According to SCSU President Sitharsana Srithas, the education system at UTSC uses “very white and colonialized literature.”
She cited the lack of Indigenous courses as an example, adding that “even in those Indigenous courses, it’s not Indigenous people who are teaching them.”
Srithas also described “systemic barriers” on campus that affect students, including the presence of only one major multi-faith space at U of T, which she said discourages students due to longer commute times.
The Week of Resistance included a panel discussion on “Decentering Whiteness in Academia.” The panel revolved around anti-Black racism, Indigenous education in Canadian universities, Islamophobia on campus, and lack of access to education. The panel consisted of Cheryl Thompson, a UTM professor, Kevin Edmonds, a U of T PhD candidate and instructor, and Coty Zachariah, the first Indigenous chairperson of the Canadian Federation of Students.

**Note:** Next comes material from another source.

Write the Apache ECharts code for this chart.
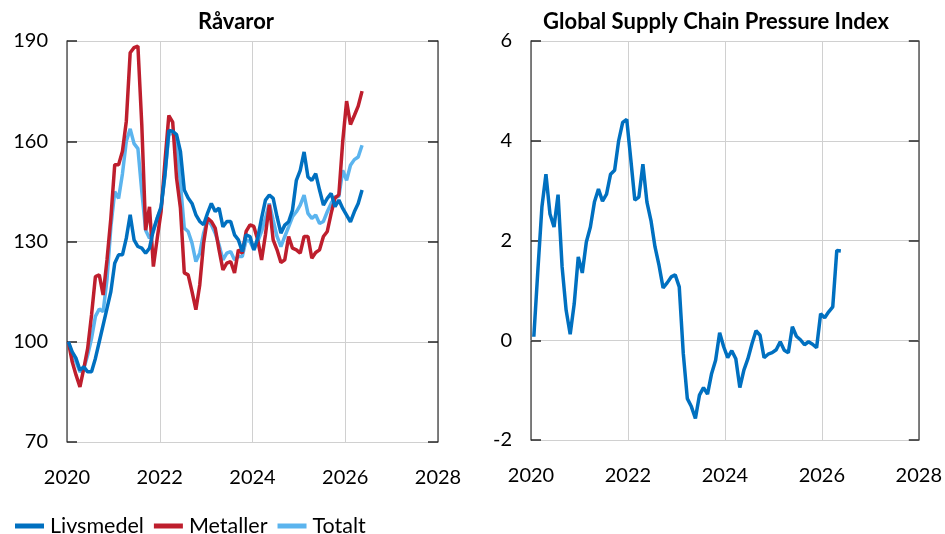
<!DOCTYPE html>
<html>
<head>
<meta charset="utf-8">
<script src="https://cdn.jsdelivr.net/npm/echarts@6/dist/echarts.min.js"></script>
<style>
html,body{margin:0;padding:0;background:#fff;}
#chart{width:945px;height:534px;}
</style>
</head>
<body>
<div id="chart"></div>
<script>
// ---- Data (monthly, Jan 2020 – May 2026) ----
const startYear = 2020;
const startMonth = 1;

const seriesNames = ['Livsmedel', 'Metaller', 'Totalt'];

const livsmedel = [100,97,95,91.5,92.5,91,91,95,100,105,110,115,123.5,126,126,131,138,130.5,128.5,128,126.5,128,
  133.4,137,140.4,150,163.2,163,162,157,145.4,143,141.4,138,136,135,138.4,141.4,139,140,134.4,136,136,132,130.5,127,132,131.5,
  127.5,131,137,142.4,143.9,142.9,137.4,132.5,134.9,135.9,139.4,148.3,151.3,156.8,149.3,148.3,150.3,145.4,140.9,142.9,144.4,140.4,142.4,139.9,137.9,135.9,138.9,141.4,145.4];

const metaller = [100,94,90,86.5,92,98,108,119.5,120,114,
  124.5,137,153,153,157,166,186.5,188,188.5,165,
  133.4,140.4,122.5,131,139,154,167.7,165.7,149,140,
  120.6,120,115,109.6,117,129.5,137,136,134,127.5,
  121.5,123.5,124,120.6,127.5,126.5,133,135,134.5,130.5,
  124.5,132,141,130.5,127.5,123.7,124.5,131.5,128,127.5,
  126.5,131.5,131.5,125,126.7,127.5,131.5,133,138.4,143,
  144,160,172,165,167.7,170.5,175];

const totalt = [100,96,94,91,92,96,101,107.6,109.8,109,
  118.6,134.4,144.9,142.9,150.3,160,163.7,159.3,157.8,145,
  133.4,131,133,137,140,150,162,162.5,160,147.4,
  134,133,129.5,124,126.5,132.5,136.4,135,132.5,129,
  124.5,126.5,127,124.5,125.5,125.5,130.5,130,127.5,130,
  133,137,141.4,136.4,131.5,128.5,131.5,134.4,137.4,138.9,
  140.9,143.9,138.4,136.9,137.9,135.4,136,138.9,141.4,143.4,
  143.5,151.3,148.3,152.8,154.5,155.3,158.8];

const gscpi = [0.07,1.4,2.67,3.33,2.53,2.27,2.92,1.47,0.6,0.12,
  0.73,1.67,1.35,1.97,2.27,2.77,3.03,2.79,2.93,3.33,
  3.41,4.0,4.37,4.43,3.63,2.81,2.87,3.53,2.77,2.4,
  1.87,1.5,1.05,1.15,1.27,1.31,1.07,-0.27,-1.17,-1.33,
  -1.57,-1.1,-0.95,-1.08,-0.67,-0.4,0.15,-0.13,-0.35,-0.21,
  -0.37,-0.95,-0.6,-0.37,-0.07,0.19,0.1,-0.35,-0.28,-0.25,
  -0.19,-0.03,-0.2,-0.25,0.27,0.08,0.01,-0.09,-0.03,-0.08,
  -0.15,0.53,0.45,0.57,0.67,1.8,1.79];

const leftTitle = 'Råvaror';
const rightTitle = 'Global Supply Chain Pressure Index';
const xTicks = [2020, 2022, 2024, 2026, 2028];
const leftYTicks = [70, 100, 130, 160, 190];
const rightYTicks = [-2, 0, 2, 4, 6];

// month position within month (fraction) for each panel
const leftOffset = 0.35;
const rightOffset = 0.7;

function toPairs(values, offset) {
  return values.map((v, i) => {
    const m = (startMonth - 1) + i + offset;
    return [startYear + m / 12, v];
  });
}

const colors = {Livsmedel: '#0070C0', Metaller: '#BE1E2D', Totalt: '#5BB4EE'};
const FONT = 'Lato, "Open Sans", sans-serif';

const chart = echarts.init(document.getElementById('chart'), null, {renderer: 'canvas'});

function xAxisCfg(gridIndex) {
  return {
    type: 'value', gridIndex: gridIndex,
    min: xTicks[0], max: xTicks[xTicks.length - 1], interval: 2,
    axisLine: {show: true, lineStyle: {color: '#D0D0D0', width: 1}},
    axisTick: {show: false},
    axisLabel: {color: '#000', fontSize: 20, fontFamily: FONT, margin: 26, formatter: v => String(v)},
    splitLine: {show: true, lineStyle: {color: '#D0D0D0', width: 1}}
  };
}
function yAxisCfg(gridIndex, ticks, position, showLabel, margin) {
  return {
    type: 'value', gridIndex: gridIndex, position: position,
    min: ticks[0], max: ticks[ticks.length - 1], interval: ticks[1] - ticks[0],
    axisLine: {show: true, onZero: false, lineStyle: {color: '#595959', width: 1.5}},
    axisTick: {show: true, inside: true, length: 10, lineStyle: {color: '#262626', width: 1.5}},
    axisLabel: {show: showLabel, color: '#000', fontSize: 20, fontFamily: FONT, margin: margin},
    splitLine: {show: showLabel, lineStyle: {color: '#D0D0D0', width: 1}}
  };
}

const option = {
  animation: false,
  backgroundColor: '#fff',
  grid: [
    {left: 67, top: 41, width: 371, height: 401},
    {left: 531, top: 41, width: 389, height: 399}
  ],
  xAxis: [xAxisCfg(0), xAxisCfg(1)],
  yAxis: [
    yAxisCfg(0, leftYTicks, 'left', true, 19),
    yAxisCfg(0, leftYTicks, 'right', false, 0),
    yAxisCfg(1, rightYTicks, 'left', true, 19),
    yAxisCfg(1, rightYTicks, 'right', false, 0)
  ],
  legend: {
    left: 10, top: 510,
    icon: 'rect', itemWidth: 29, itemHeight: 5, itemGap: 10,
    textStyle: {fontSize: 21.5, color: '#000', fontFamily: FONT, padding: [0, 0, 0, 1]},
    data: seriesNames
  },
  graphic: [
    {type: 'text', x: 236, y: 22, style: {text: leftTitle, fill: '#000', font: 'bold 22px ' + FONT, align: 'center', verticalAlign: 'middle', textAlign: 'center', textVerticalAlign: 'middle'}},
    {type: 'text', x: 716, y: 22, style: {text: rightTitle, fill: '#000', font: 'bold 22px ' + FONT, align: 'center', verticalAlign: 'middle', textAlign: 'center', textVerticalAlign: 'middle'}}
  ],
  series: [
    {name: 'Livsmedel', type: 'line', xAxisIndex: 0, yAxisIndex: 0, data: toPairs(livsmedel, leftOffset), showSymbol: false, lineStyle: {width: 3.5, color: colors.Livsmedel}, itemStyle: {color: colors.Livsmedel}, z: 3},
    {name: 'Metaller', type: 'line', xAxisIndex: 0, yAxisIndex: 0, data: toPairs(metaller, leftOffset), showSymbol: false, lineStyle: {width: 3.5, color: colors.Metaller}, itemStyle: {color: colors.Metaller}, z: 2},
    {name: 'Totalt', type: 'line', xAxisIndex: 0, yAxisIndex: 0, data: toPairs(totalt, leftOffset), showSymbol: false, lineStyle: {width: 3.5, color: colors.Totalt}, itemStyle: {color: colors.Totalt}, z: 1},
    {name: 'GSCPI', type: 'line', xAxisIndex: 1, yAxisIndex: 2, data: toPairs(gscpi, rightOffset), showSymbol: false, lineStyle: {width: 3.5, color: colors.Livsmedel}, itemStyle: {color: colors.Livsmedel}}
  ]
};
chart.setOption(option);
</script>
</body>
</html>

“What we hope to achieve from the ‘Week of Resistance’ is for people to really put aside their discomfort and start empathizing with the folks who are talking about a lot of problems that are happening, start listening to them, and start doing something about it,” said SCSU Vice-President External Kubra Zakir.
Zakir spoke further about “whiteness as a system, a structure that even exists in our racialized spaces.” Zakir added that the Week of Resistance is “not only about resisting our oppressive structures…, [but also] constantly organizing, constantly resisting, and constantly overcoming these barriers.”
The Week of Resistance also included “Solidarity Day: Social Justice Block Party,” which welcomed over 40 non-profit organizations. According to Srithas, the event was “An opportunity for not only on-campus clubs, but also off-campus clubs, like labour unions or other non-profit organizations, to come together with the purpose of social awareness and social justice.”
SCSU also collaborated with the UTSC African Students’ Association and the UTSC-Muslims Students Association to host a series of events. On Friday, September 15, they hosted a community Jummah prayer in the Student Centre to showcase acceptability and solidarity for Muslims. Their aim was to create a more sacred place for the students and lower overt Islamophobia on campus.
The Q&A session at the panel discussion touched on various themes and encouraged students to engage in discussions. According to Zakir, this was also one of the main aims of the week: “to get people thinking, to get people to ask uncomfortable questions.”